Key Takeaways
- Never commit secrets—use secret scanning.
- Enable branch protection for critical branches.
- Use signed commits for authenticity.
- Git hooks can enforce security checks.
- Require code review via pull requests.
- Regularly audit repository access.
Table of Contents
1. Git Security Basics
Git repositories often contain not just code but valuable intellectual property, infrastructure configurations, and unfortunately, sometimes secrets. Securing your repositories is critical for protecting your organization's assets and preventing breaches.
Git's distributed nature means security must cover local repositories, remotes (GitHub, GitLab, Bitbucket), and the collaboration workflow between them.
2. Secret Management
2.1 Never Commit Secrets
# Common secrets accidentally committed:
- API keys
- Database passwords
- Private keys
- AWS credentials
- OAuth tokens
- .env files
# Use .gitignore to prevent committing:
.env
*.pem
*.key
secrets.json
credentials.yml
2.2 Secret Scanning Tools
| Tool | Type | Use Case |
|---|---|---|
| git-secrets | Pre-commit hook | Prevent secret commits |
| truffleHog | Scanner | Find secrets in history |
| GitLeaks | Scanner | CI/CD integration |
| GitHub Secret Scanning | Platform | Automatic detection |
Secrets in Git History
Deleting a secret from current code doesn't remove it from Git history. Anyone who clones the repo can find it. You must rewrite history (git filter-branch or BFG Repo-Cleaner) AND rotate the compromised credential immediately.

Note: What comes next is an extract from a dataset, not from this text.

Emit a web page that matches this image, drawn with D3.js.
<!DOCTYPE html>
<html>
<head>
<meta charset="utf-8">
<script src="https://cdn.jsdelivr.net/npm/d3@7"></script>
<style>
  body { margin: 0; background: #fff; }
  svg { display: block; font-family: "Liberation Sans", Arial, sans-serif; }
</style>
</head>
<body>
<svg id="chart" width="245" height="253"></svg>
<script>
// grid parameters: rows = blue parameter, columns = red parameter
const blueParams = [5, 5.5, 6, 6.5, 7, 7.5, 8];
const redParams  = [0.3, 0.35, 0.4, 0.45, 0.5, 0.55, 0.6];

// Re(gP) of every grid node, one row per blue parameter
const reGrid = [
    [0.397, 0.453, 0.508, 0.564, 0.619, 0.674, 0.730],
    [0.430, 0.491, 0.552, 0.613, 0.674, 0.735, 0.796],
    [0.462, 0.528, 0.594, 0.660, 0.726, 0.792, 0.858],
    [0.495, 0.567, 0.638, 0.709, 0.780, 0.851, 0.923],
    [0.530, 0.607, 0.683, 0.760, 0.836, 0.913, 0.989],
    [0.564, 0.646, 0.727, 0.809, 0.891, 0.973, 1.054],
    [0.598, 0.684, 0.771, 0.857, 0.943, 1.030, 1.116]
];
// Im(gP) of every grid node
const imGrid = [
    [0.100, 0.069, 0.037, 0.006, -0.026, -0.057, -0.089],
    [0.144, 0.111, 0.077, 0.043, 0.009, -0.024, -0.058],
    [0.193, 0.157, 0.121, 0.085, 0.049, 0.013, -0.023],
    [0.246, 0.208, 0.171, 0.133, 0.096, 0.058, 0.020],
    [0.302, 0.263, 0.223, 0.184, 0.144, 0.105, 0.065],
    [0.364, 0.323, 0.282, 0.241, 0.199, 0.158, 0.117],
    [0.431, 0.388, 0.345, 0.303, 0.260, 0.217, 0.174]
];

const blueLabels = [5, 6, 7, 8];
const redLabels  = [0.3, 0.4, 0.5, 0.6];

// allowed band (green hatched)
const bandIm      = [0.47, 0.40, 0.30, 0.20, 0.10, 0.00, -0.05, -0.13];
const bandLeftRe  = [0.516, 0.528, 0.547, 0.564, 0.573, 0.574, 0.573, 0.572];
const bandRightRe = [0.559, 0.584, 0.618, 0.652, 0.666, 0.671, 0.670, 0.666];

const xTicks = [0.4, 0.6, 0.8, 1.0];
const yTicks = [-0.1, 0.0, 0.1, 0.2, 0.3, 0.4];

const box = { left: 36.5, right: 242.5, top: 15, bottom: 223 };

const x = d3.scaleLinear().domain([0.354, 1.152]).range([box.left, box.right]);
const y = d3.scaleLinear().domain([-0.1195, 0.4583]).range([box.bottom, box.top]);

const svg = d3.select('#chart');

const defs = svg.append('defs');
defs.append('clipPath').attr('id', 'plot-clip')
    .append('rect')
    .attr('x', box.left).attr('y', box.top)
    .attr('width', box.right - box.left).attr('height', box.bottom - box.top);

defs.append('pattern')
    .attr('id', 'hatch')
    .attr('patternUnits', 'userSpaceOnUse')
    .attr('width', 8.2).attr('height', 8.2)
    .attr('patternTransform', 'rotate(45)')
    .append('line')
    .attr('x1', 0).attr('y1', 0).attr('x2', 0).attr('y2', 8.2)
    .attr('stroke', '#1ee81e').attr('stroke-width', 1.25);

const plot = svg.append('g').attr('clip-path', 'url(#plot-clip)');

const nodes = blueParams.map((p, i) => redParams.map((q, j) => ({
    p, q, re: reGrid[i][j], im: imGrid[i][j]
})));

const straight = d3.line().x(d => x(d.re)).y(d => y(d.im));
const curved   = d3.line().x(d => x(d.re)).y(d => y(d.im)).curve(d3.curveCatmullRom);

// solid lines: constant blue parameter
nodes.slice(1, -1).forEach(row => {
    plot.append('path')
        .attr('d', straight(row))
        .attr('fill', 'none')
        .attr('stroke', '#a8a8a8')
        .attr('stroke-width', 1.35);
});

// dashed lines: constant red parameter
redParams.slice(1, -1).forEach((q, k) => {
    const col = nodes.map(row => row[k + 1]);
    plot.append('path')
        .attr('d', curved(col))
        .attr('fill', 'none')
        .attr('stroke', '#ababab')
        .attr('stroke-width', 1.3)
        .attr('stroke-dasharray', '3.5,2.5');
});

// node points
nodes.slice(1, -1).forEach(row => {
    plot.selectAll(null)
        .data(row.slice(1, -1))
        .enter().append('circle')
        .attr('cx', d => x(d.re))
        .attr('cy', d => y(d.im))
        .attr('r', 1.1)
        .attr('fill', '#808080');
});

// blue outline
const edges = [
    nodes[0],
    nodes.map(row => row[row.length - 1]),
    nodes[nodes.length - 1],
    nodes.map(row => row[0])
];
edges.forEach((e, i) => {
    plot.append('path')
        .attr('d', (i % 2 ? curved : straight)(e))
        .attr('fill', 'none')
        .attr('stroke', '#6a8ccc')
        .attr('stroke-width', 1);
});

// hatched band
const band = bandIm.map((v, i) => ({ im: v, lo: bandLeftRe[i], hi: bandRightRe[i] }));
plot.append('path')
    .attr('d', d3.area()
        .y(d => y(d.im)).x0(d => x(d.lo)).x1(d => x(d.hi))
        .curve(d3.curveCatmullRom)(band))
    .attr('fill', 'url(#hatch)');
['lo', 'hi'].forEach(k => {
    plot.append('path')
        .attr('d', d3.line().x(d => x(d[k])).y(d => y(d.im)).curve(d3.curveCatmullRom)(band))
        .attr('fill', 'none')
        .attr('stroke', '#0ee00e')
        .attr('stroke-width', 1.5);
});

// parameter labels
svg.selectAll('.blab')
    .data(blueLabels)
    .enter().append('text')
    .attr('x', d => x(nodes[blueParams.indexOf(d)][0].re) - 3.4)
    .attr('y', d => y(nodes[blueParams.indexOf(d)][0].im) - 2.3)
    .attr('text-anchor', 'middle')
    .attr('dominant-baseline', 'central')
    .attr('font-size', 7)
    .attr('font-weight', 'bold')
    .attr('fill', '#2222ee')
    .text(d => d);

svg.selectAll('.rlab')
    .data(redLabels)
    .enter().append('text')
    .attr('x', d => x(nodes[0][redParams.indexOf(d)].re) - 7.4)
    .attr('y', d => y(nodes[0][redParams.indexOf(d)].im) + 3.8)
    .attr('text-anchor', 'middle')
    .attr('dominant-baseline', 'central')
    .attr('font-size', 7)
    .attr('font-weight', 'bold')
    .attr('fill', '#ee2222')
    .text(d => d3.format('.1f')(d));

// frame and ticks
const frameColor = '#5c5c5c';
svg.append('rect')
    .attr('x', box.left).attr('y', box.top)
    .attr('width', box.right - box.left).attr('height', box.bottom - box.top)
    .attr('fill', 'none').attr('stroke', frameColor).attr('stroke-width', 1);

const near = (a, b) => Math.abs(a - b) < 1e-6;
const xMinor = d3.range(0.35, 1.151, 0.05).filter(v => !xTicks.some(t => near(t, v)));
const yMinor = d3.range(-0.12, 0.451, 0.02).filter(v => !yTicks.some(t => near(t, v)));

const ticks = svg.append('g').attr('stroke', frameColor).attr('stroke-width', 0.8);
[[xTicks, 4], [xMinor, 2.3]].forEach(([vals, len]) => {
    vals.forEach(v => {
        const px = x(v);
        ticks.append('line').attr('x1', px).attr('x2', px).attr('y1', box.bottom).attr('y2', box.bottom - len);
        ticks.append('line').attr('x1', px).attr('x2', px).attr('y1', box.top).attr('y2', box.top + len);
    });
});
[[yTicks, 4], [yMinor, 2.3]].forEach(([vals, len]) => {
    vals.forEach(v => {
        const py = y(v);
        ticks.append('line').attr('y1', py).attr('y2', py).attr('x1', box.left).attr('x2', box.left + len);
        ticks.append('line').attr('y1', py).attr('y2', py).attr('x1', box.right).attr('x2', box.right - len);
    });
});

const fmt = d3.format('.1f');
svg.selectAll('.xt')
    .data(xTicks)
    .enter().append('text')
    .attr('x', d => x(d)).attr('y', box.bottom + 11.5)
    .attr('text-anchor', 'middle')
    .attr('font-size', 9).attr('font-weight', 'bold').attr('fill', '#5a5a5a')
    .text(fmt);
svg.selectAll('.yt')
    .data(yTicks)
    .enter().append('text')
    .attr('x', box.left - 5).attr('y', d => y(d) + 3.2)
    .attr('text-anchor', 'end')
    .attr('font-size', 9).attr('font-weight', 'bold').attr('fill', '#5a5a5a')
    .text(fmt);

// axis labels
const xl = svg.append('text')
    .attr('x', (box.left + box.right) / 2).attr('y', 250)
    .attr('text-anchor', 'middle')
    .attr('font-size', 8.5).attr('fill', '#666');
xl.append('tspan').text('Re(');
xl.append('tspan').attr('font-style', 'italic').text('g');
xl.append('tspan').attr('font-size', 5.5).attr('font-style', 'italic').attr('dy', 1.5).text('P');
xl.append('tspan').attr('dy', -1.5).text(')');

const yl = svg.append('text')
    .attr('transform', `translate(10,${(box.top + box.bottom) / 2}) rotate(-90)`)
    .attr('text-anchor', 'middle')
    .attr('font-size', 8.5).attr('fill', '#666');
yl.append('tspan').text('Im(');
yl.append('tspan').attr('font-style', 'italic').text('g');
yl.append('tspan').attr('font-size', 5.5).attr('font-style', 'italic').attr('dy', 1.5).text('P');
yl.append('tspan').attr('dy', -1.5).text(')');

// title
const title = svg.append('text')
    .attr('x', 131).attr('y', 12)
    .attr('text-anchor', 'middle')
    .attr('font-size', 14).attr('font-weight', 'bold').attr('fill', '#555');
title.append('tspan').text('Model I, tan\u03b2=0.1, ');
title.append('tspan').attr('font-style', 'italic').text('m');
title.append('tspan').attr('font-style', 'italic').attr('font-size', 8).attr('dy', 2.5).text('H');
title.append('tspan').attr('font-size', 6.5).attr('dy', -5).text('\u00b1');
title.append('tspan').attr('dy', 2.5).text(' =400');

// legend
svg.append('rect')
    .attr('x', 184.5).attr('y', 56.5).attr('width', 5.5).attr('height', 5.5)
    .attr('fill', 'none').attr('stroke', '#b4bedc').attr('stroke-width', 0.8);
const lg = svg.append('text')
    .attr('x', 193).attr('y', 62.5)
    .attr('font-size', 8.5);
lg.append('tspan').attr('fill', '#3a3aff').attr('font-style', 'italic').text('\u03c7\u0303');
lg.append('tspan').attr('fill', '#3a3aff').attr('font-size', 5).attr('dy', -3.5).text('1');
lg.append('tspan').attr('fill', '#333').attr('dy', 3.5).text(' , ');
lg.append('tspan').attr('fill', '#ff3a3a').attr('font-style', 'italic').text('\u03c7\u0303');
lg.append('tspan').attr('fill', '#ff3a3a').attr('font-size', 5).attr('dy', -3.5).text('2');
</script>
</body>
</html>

2.3 Removing Secrets from History
# Using BFG Repo-Cleaner (recommended)
bfg --replace-text passwords.txt repo.git
# Using git filter-repo
git filter-repo --replace-text expressions.txt
# ALWAYS rotate the exposed credential immediately
# History rewriting doesn't prevent access to stale clones
3. Branch Protection
# Recommended branch protection rules (GitHub):
✅ Require pull request reviews (2+ reviewers for main)

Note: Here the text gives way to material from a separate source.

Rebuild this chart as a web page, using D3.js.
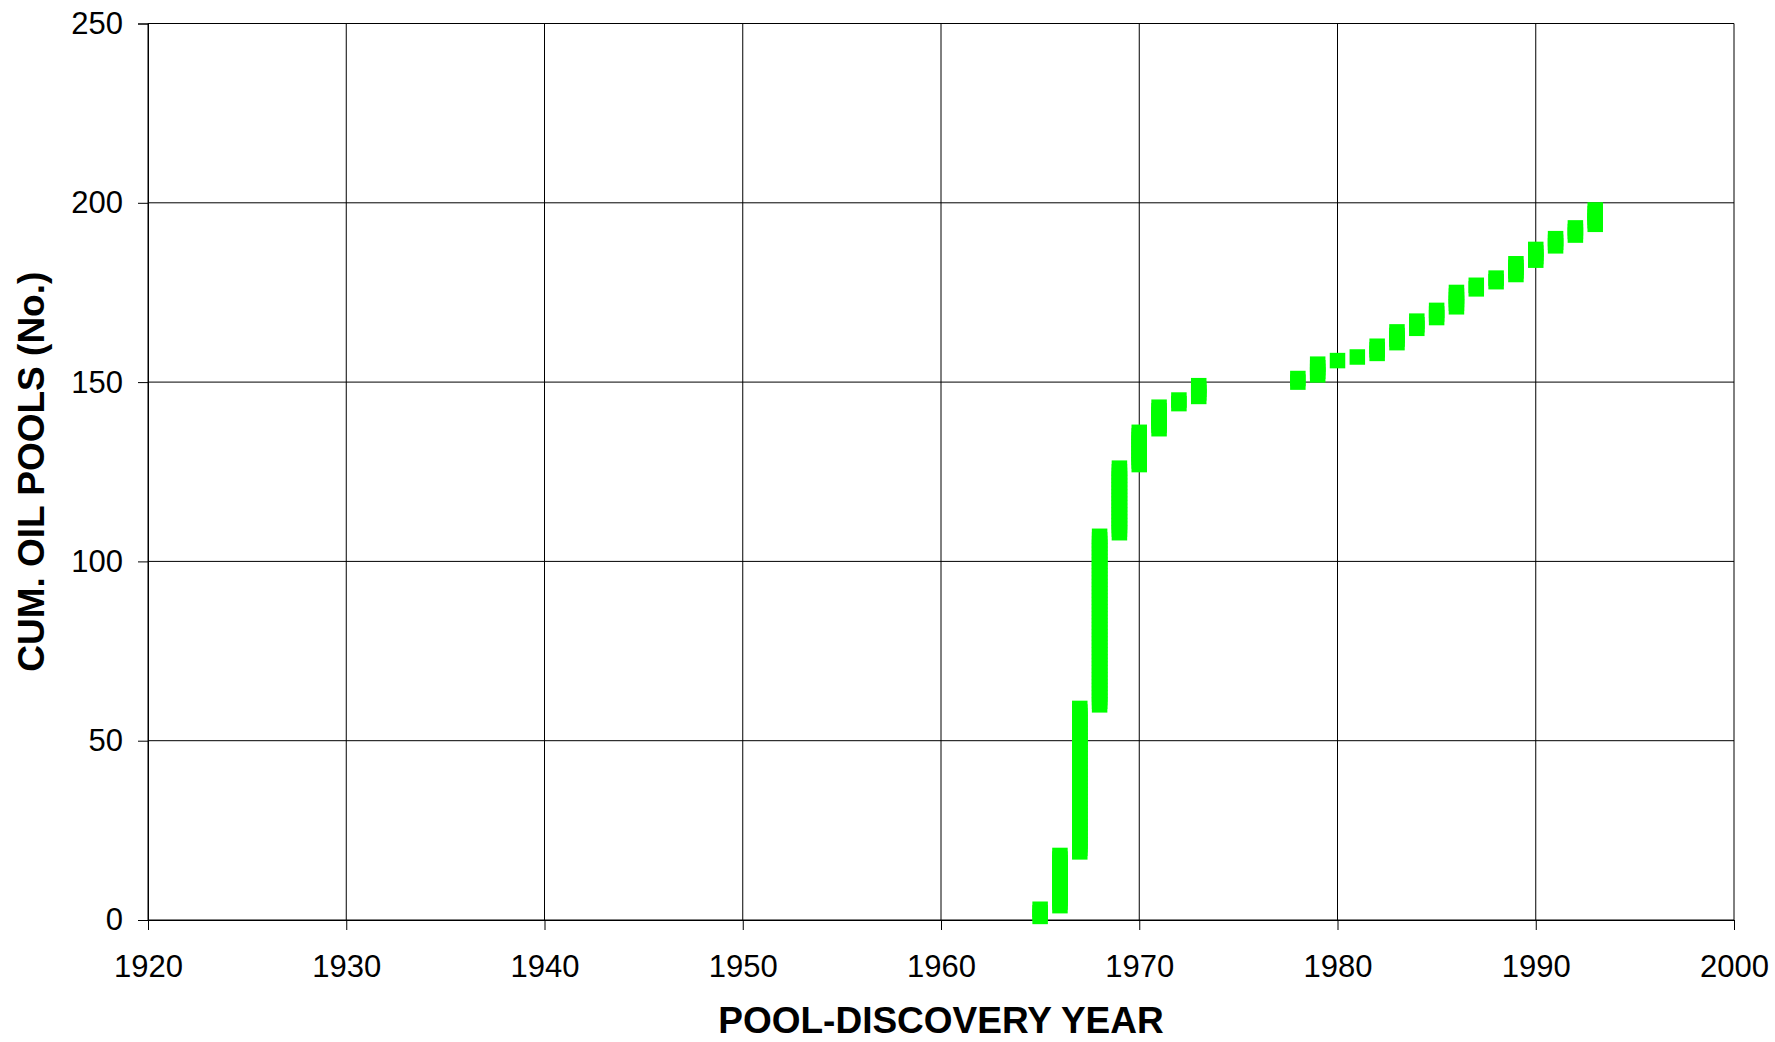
<!DOCTYPE html>
<html>
<head>
<meta charset="utf-8">
<script src="https://cdn.jsdelivr.net/npm/d3@7"></script>
<style>
  html, body { margin: 0; padding: 0; background: #fff; }
  svg { display: block; }
  text { font-family: "Liberation Sans", Arial, sans-serif; fill: #000; }
</style>
</head>
<body>
<svg id="chart" width="1775" height="1042"></svg>
<script>
// Discovery years and number of new oil pools discovered in each year
const years    = [1965, 1966, 1967, 1968, 1969, 1970, 1971, 1972, 1973,
                  1978, 1979, 1980, 1981, 1982, 1983, 1984, 1985, 1986,
                  1987, 1988, 1989, 1990, 1991, 1992, 1993];
const newPools = [3, 15, 41, 48, 19, 10, 7, 2, 4,
                  2, 4, 1, 1, 3, 4, 3, 3, 5,
                  2, 2, 4, 4, 3, 3, 5];
const xTicks = [1920, 1930, 1940, 1950, 1960, 1970, 1980, 1990, 2000];
const yTicks = [0, 50, 100, 150, 200, 250];
const xTitle = "POOL-DISCOVERY YEAR";
const yTitle = "CUM. OIL POOLS (No.)";

(function () {
  // Each pool is one point at its cumulative count
  const cum = d3.cumsum(newPools);
  const points = [];
  years.forEach((yr, i) => {
    const start = i === 0 ? 0 : cum[i - 1];
    for (let k = start + 1; k <= cum[i]; k++) points.push({ year: yr, n: k });
  });

  const svg = d3.select("#chart");
  const pL = 148, pR = 1734, pT = 23.5, pB = 920;

  const x = d3.scaleLinear().domain([1920, 2000]).range([pL, pR]);
  const y = d3.scaleLinear().domain([0, 250]).range([pB, pT]);

  // gridlines
  svg.append("g").selectAll("line").data(yTicks).join("line")
    .attr("x1", pL).attr("x2", pR)
    .attr("y1", d => y(d)).attr("y2", d => y(d))
    .attr("stroke", "#000").attr("stroke-width", 1);
  svg.append("g").selectAll("line").data(xTicks).join("line")
    .attr("y1", pT).attr("y2", pB)
    .attr("x1", d => x(d)).attr("x2", d => x(d))
    .attr("stroke", "#000").attr("stroke-width", 1);

  // axes
  const yAxis = svg.append("g").attr("transform", `translate(${pL},0)`)
    .call(d3.axisLeft(y).tickValues(yTicks).tickSize(10).tickPadding(15).tickFormat(d3.format("d")));
  const xAxis = svg.append("g").attr("transform", `translate(0,${pB})`)
    .call(d3.axisBottom(x).tickValues(xTicks).tickSize(10).tickPadding(12).tickFormat(d3.format("d")));
  [yAxis, xAxis].forEach(a => {
    a.select(".domain").attr("stroke", "#000").attr("stroke-width", 1);
    a.selectAll(".tick line").attr("stroke", "#000");
    a.selectAll(".tick text")
      .style("font-family", '"Liberation Sans", Arial, sans-serif')
      .style("font-size", "31px").attr("fill", "#000");
  });
  xAxis.selectAll(".tick text").attr("dy", null).attr("y", 57);

  // markers
  const s = 15.5;
  svg.append("g").selectAll("rect").data(points).join("rect")
    .attr("x", d => x(d.year) - s / 2)
    .attr("y", d => y(d.n) - s / 2)
    .attr("width", s).attr("height", s)
    .attr("fill", "#00ff00");

  // titles
  svg.append("text")
    .attr("x", (pL + pR) / 2).attr("y", 1033)
    .attr("text-anchor", "middle")
    .style("font-size", "37px").style("font-weight", "bold")
    .text(xTitle);
  svg.append("text")
    .attr("transform", `translate(44,${(pT + pB) / 2}) rotate(-90)`)
    .attr("text-anchor", "middle")
    .style("font-size", "37px").style("font-weight", "bold")
    .text(yTitle);
})();
</script>
</body>
</html>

✅ Dismiss stale reviews when new commits pushed
✅ Require status checks to pass before merging
✅ Require branches to be up to date
✅ Require signed commits (optional but recommended)
✅ Include administrators in rules
✅ Restrict who can push to matching branches
4. Commit Signing
4.1 GPG Signing Setup
# Generate GPG key
gpg --full-generate-key
# Configure Git to use key
git config --global user.signingkey YOUR_KEY_ID
git config --global commit.gpgsign true
# Sign a commit
git commit -S -m "Signed commit"
# Verify signatures
git log --show-signature
4.2 SSH Signing (Newer)
# Configure SSH signing (Git 2.34+)
git config --global gpg.format ssh
git config --global user.signingkey ~/.ssh/id_ed25519.pub
git config --global commit.gpgsign true
5. Git Hooks
5.1 Pre-commit Hook Example
#!/bin/sh
# .git/hooks/pre-commit
# Check for secrets
if git-secrets --scan; then
echo "No secrets found"
else
echo "Secrets detected! Commit blocked."
exit 1
fi
# Run linter
npm run lint || exit 1
# Run tests
npm test || exit 1
5.2 Pre-push Hook
#!/bin/sh
# .git/hooks/pre-push
# Prevent push to main directly
protected_branch='main'
current_branch=$(git symbolic-ref HEAD | sed -e 's,.*/\(.*\),\1,')
if [ "$current_branch" = "$protected_branch" ]; then
echo "Direct push to $protected_branch blocked. Use pull request."
exit 1
fi
6. Access Control
- Principle of Least Privilege: Minimum necessary access
- Regular Audits: Review who has access quarterly
- Remove Inactive Users: Offboard promptly
- Use Teams/Groups: Manage permissions at group level
- Protect Deploy Keys: Limit permissions, rotate regularly
7. Security Scanning
# Integrate in CI/CD pipeline:
# Secret scanning
- name: Run GitLeaks
uses: gitleaks/gitleaks-action@v2
# Dependency scanning
- name: Run Snyk
uses: snyk/actions/node@master
# SAST (Static Analysis)
- name: Run Semgrep
uses: returntocorp/semgrep-action@v1
Shift Left Security
Catch security issues early in development when they're cheapest to fix. Pre-commit hooks, IDE plugins, and CI/CD scanning prevent vulnerabilities from reaching production. The earlier you find issues, the faster and cheaper the fix.
8. Frequently Asked Questions
Conclusion
Git security requires attention to secrets, access control, and workflow protection. Never commit secrets, enable branch protection, consider commit signing, and integrate security scanning into CI/CD. Regular access audits and developer training complete the security posture. Treat your repositories as you would any production system.